The HEC-RAS result was further evaluated with the ANN hydrological model result obtained during the validation periods of (2006–2008), and the water body delineated in NDWI from the flood event of 2008 were presented in Fig. 8a and b, respectively. From the overlapping percentage areas computed in ArcGIS (ver.10.4), 94.6% and 96% of intersected areas were counted from the inundation map generated in HEC-RAS and water body delineated in NDWI during the calibration and validation periods. According to the studies conducted by Bagherzadeh and Daneshvar (2011) and Mai and De Smedt (2017), the inundation map was evaluated based on the overlapping areas and if more than 85% counted percentage of overlapped, it is considered as a good agreement.

Conclusion

In this study, an integrated machine-learning and HEC-RAS models for flood inundation mapping in Baro River Basin (Ethiopia) is presented. ANN as a predictive hydrological modeling and HEC-RAS as hydraulic modeling was integrated and accurate flood inundation areas were identified. Stream flow was generated in ANN model and flood depths were generated in HEC-RAS model. The performance of ANN model results for training (1999–2005) and testing (2006–2008) periods were evaluated with Nash–Sutcliffe Efficiency (NSE), PBIAS and coefficient of determination (R2). The NSE values of 0.86 and 0.88, PBIAS of 8.2% and 8.5% were obtained during training and testing periods, respectively. The ANN model result of each year (1999–2005) was further evaluated graphically at R2 values of 0.96, 0.96, 0.93, 0.93, 0.89, 0.93 and 0.92, respectively.

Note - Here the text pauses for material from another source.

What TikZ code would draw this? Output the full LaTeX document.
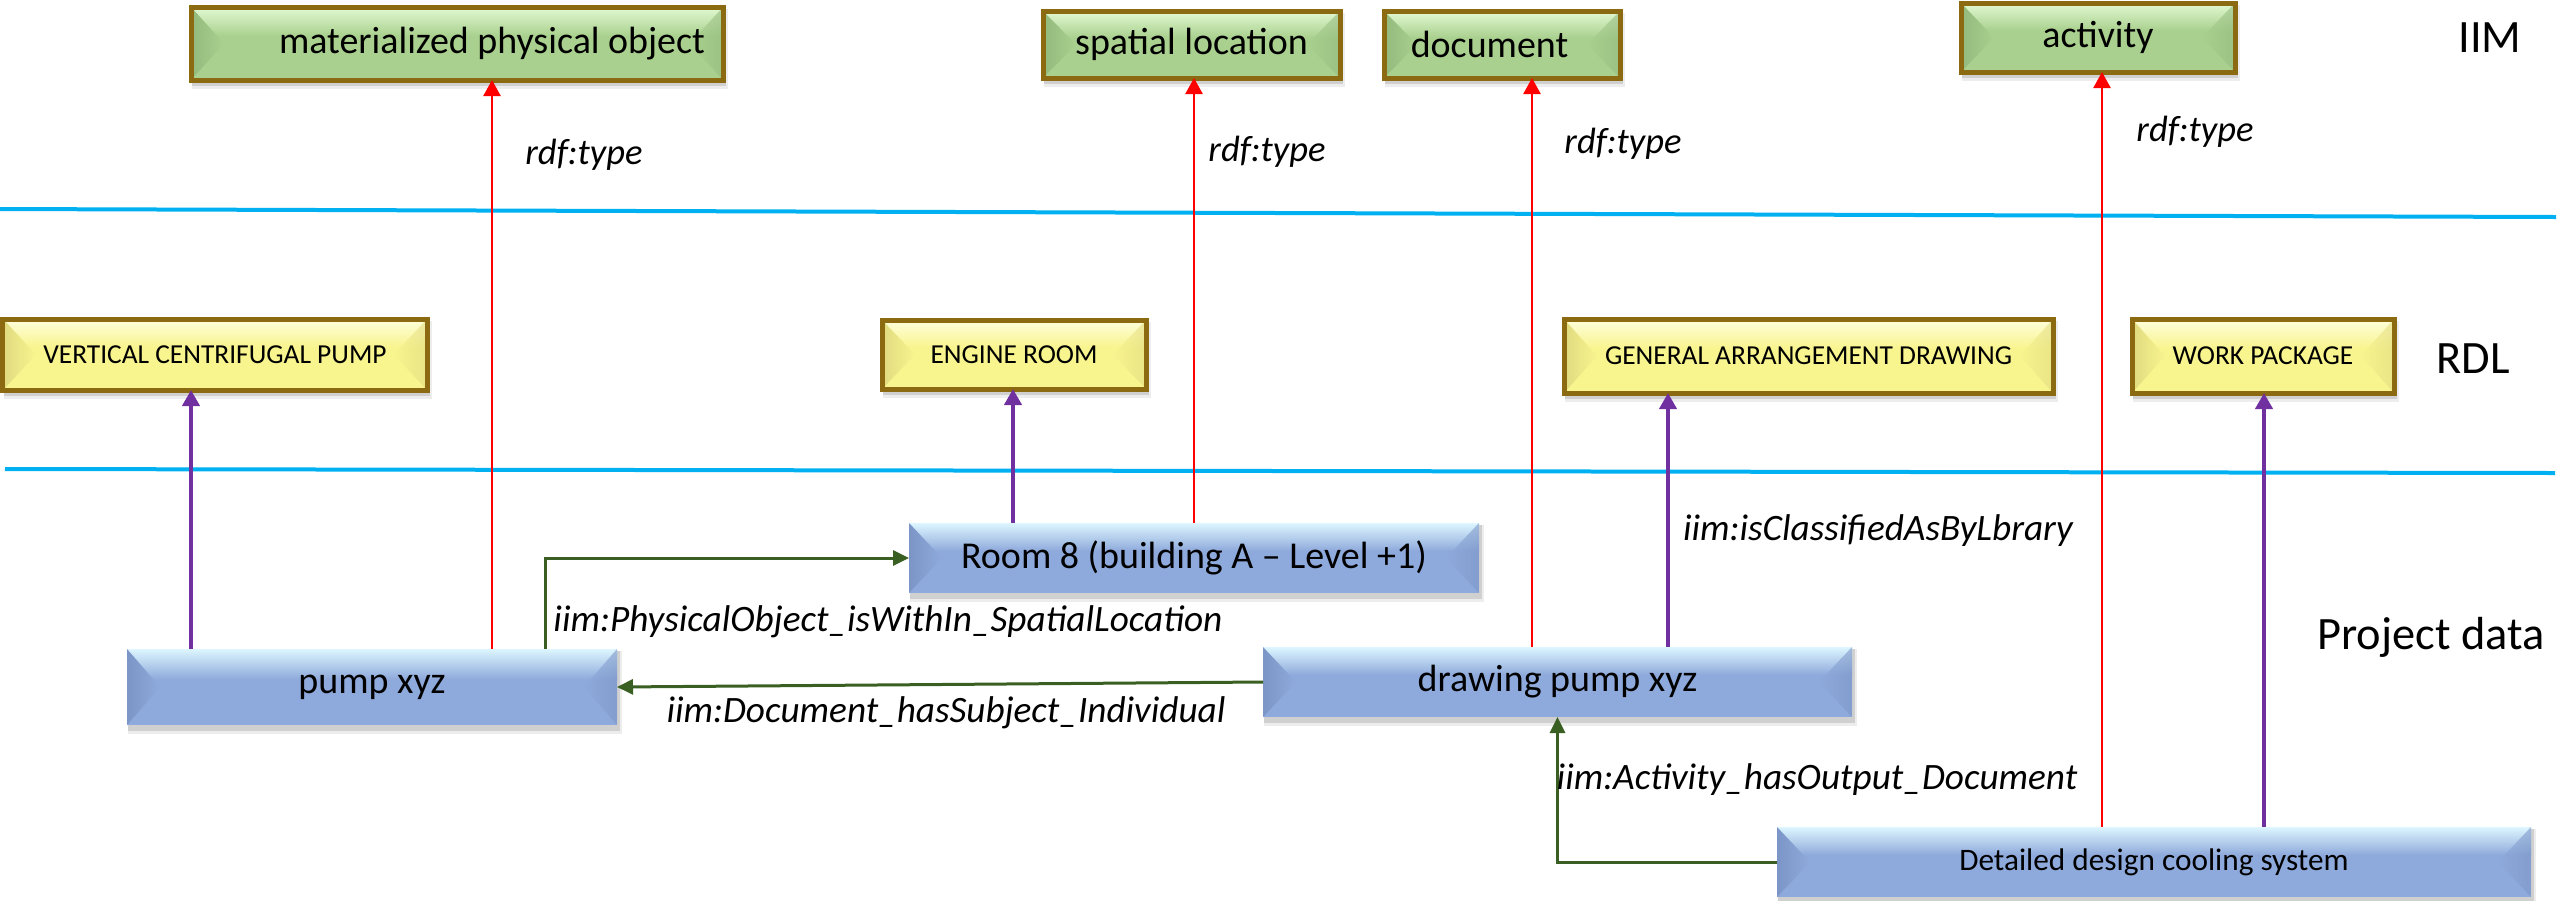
\documentclass[tikz,border=0pt]{standalone}
\usepackage{fontspec}
\setmainfont{Carlito}
\usetikzlibrary{arrows.meta,calc}

\definecolor{sepblue}{HTML}{00B0F0}
\definecolor{relred}{HTML}{FF0000}
\definecolor{relpurple}{HTML}{7030A0}
\definecolor{relgreen}{HTML}{3A5F22}
\definecolor{goldrim}{HTML}{8C6A12}
\definecolor{grnbase}{HTML}{A9D08E}
\definecolor{grnlight}{HTML}{E2F9D2}
\definecolor{grndark}{HTML}{93B97D}
\definecolor{ylwbase}{HTML}{F8F48E}
\definecolor{ylwlight}{HTML}{FFFFDC}
\definecolor{ylwdark}{HTML}{E0DA80}
\definecolor{blubase}{HTML}{8EA9DB}
\definecolor{blulight}{HTML}{DDF6FF}
\definecolor{bludark}{HTML}{7B96C6}

\pgfdeclarelayer{background}
\pgfsetlayers{background,main}

% bevelled face of a box, drawn behind the text node #1
\newcommand\bevelface[4]{%
  \fill[black, opacity=0.07] ([shift={(0.01,-0.02)}]#1.north west) rectangle ([shift={(0.05,-0.09)}]#1.south east);
  \fill[black, opacity=0.12] ([shift={(0.01,-0.02)}]#1.north west) rectangle ([shift={(0.03,-0.06)}]#1.south east);
  \fill[#3] (#1.south west) rectangle (#1.north east);
  \shade[top color=#2, bottom color=#3] (#1.north west) rectangle ($(#1.east)!0.2!(#1.north east)$);
  \shade[left color=#4, right color=#3] (#1.north west) -- ([xshift=0.33cm]#1.west) -- (#1.south west) -- cycle;
  \shade[left color=#3, right color=#4, opacity=0.6] (#1.north east) -- ([xshift=-0.33cm]#1.east) -- (#1.south east) -- cycle;
}
\newcommand\goldrim[1]{%
  \draw[goldrim, line width=0.05cm] (#1.south west) rectangle (#1.north east);
}

\tikzset{
  boxbase/.style={rectangle, inner sep=0pt, outer sep=0pt, text=black},
  classbox/.style={boxbase, font=\fontsize{10.8}{12}\selectfont},
  rdlbox/.style={boxbase, font=\fontsize{7.8}{10}\selectfont},
  databox/.style={boxbase, font=\fontsize{10.8}{12}\selectfont},
  rellabel/.style={inner sep=0pt, font=\fontsize{10.6}{12}\selectfont\itshape},
  layerlabel/.style={inner sep=0pt, font=\fontsize{13.2}{15}\selectfont},
  separator/.style={draw=sepblue, line width=0.04cm},
  typearrow/.style={draw=relred, line width=0.025cm,
    -{Triangle[width=0.17cm,length=0.16cm]}},
  classarrow/.style={draw=relpurple, line width=0.04cm,
    -{Triangle[width=0.17cm,length=0.16cm]}},
  linkarrow/.style={draw=relgreen, line width=0.03cm,
    -{Triangle[width=0.15cm,length=0.16cm]}},
}

\begin{document}
\begin{tikzpicture}
\useasboundingbox (0,0) rectangle (25.6,-9);

% layer separators
\coordinate (s1a) at (0,-2.09);
\coordinate (s1b) at (25.56,-2.17);
\coordinate (s2a) at (0.05,-4.69);
\coordinate (s2b) at (25.55,-4.73);
\draw[separator] (s1a) -- (s1b);
\draw[separator] (s2a) -- (s2b);

% IIM classes
\node[classbox, minimum width=5.32cm, minimum height=0.73cm] (mpo) at (4.57,-0.435) {\hspace*{0.7cm}materialized physical object};
\node[classbox, minimum width=2.97cm, minimum height=0.67cm] (spat) at (11.915,-0.445) {spatial location};
\node[classbox, minimum width=2.36cm, minimum height=0.67cm] (doc) at (15.02,-0.445) {document\hspace*{0.25cm}};
\node[classbox, minimum width=2.74cm, minimum height=0.69cm] (act) at (20.98,-0.375) {activity};

% RDL classes
\node[rdlbox, minimum width=4.24cm, minimum height=0.71cm] (vcp) at (2.15,-3.545) {VERTICAL CENTRIFUGAL PUMP};
\node[rdlbox, minimum width=2.64cm, minimum height=0.69cm] (eng) at (10.14,-3.545) {ENGINE ROOM};
\node[rdlbox, minimum width=4.89cm, minimum height=0.74cm] (gad) at (18.085,-3.56) {GENERAL ARRANGEMENT DRAWING};
\node[rdlbox, minimum width=2.62cm, minimum height=0.74cm] (wp) at (22.63,-3.56) {WORK PACKAGE};

% project data individuals
\node[databox, minimum width=5.70cm, minimum height=0.70cm] (room) at (11.94,-5.58) {Room 8 (building A – Level +1)};
\node[databox, minimum width=4.90cm, minimum height=0.76cm] (pump) at (3.72,-6.87) {pump xyz};
\node[databox, minimum width=5.89cm, minimum height=0.70cm] (drw) at (15.575,-6.82) {drawing pump xyz};
\node[databox, minimum width=7.54cm, minimum height=0.70cm, font=\fontsize{8.9}{10}\selectfont] (det) at (21.54,-8.62) {Detailed design cooling system};

% box faces
\begin{pgfonlayer}{background}
  \foreach \b in {mpo,spat,doc,act} {\bevelface{\b}{grnlight}{grnbase}{grndark}\goldrim{\b}}
  \foreach \b in {vcp,eng,gad,wp} {\bevelface{\b}{ylwlight}{ylwbase}{ylwdark}\goldrim{\b}}
  \foreach \b in {room,pump,drw,det} {\bevelface{\b}{blulight}{blubase}{bludark}}
\end{pgfonlayer}

% rdf:type links
\draw[typearrow] (pump.north -| 4.92,0) -- (mpo.south -| 4.92,0);
\draw[typearrow] (room.north -| 11.94,0) -- (spat.south -| 11.94,0);
\draw[typearrow] (drw.north -| 15.32,0) -- (doc.south -| 15.32,0);
\draw[typearrow] (det.north -| 21.02,0) -- (act.south -| 21.02,0);

% library classification links
\draw[classarrow] (pump.north -| 1.91,0) -- (vcp.south -| 1.91,0);
\draw[classarrow] (room.north -| 10.13,0) -- (eng.south -| 10.13,0);
\draw[classarrow] (drw.north -| 16.68,0) -- (gad.south -| 16.68,0);
\draw[classarrow] (det.north -| 22.64,0) -- (wp.south -| 22.64,0);

% relations between individuals
\draw[linkarrow] (pump.north -| 5.45,0) |- (room.west);
\draw[linkarrow] (drw.west) -- (pump.east);
\draw[linkarrow] (det.west) -| (drw.south);

% relation labels
\node[rellabel, font=\fontsize{10.4}{12}\selectfont\itshape] (t1) at (5.84,-1.55) {rdf:type};
\node[rellabel, font=\fontsize{10.4}{12}\selectfont\itshape] (t2) at (12.67,-1.52) {rdf:type};
\node[rellabel, font=\fontsize{10.4}{12}\selectfont\itshape] (t3) at (16.23,-1.44) {rdf:type};
\node[rellabel, font=\fontsize{10.4}{12}\selectfont\itshape] (t4) at (21.95,-1.32) {rdf:type};
\node[rellabel] (lphys) at (8.88,-6.22) {iim:PhysicalObject\_isWithIn\_SpatialLocation};
\node[rellabel] (lsubj) at (9.46,-7.13) {iim:Document\_hasSubject\_Individual};
\node[rellabel] (lclass) at (18.78,-5.31) {iim:isClassifiedAsByLbrary};
\node[rellabel] (lout) at (18.17,-7.80) {iim:Activity\_hasOutput\_Document};

% layer names
\node[layerlabel] (liim) at (24.90,-0.38) {IIM};
\node[layerlabel] (lrdl) at (24.73,-3.59) {RDL};
\node[layerlabel] (lproj) at (24.31,-6.37) {Project data};
\end{tikzpicture}
\end{document}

Accordingly, the HEC-RAS model and NDWI results were overlapped at 94.6% and 96% during the calibration and validation periods. The results of this integrated ANN and HEC-RAS models as the flood inundation was successful and it was highly recommended that this could be a possible alternative for flood risk strategies. Finally, it was concluded that an integrated machine-learning and HEC-RAS models for flood inundation mapping is an appropriate tool for flood risk management and early warning systems.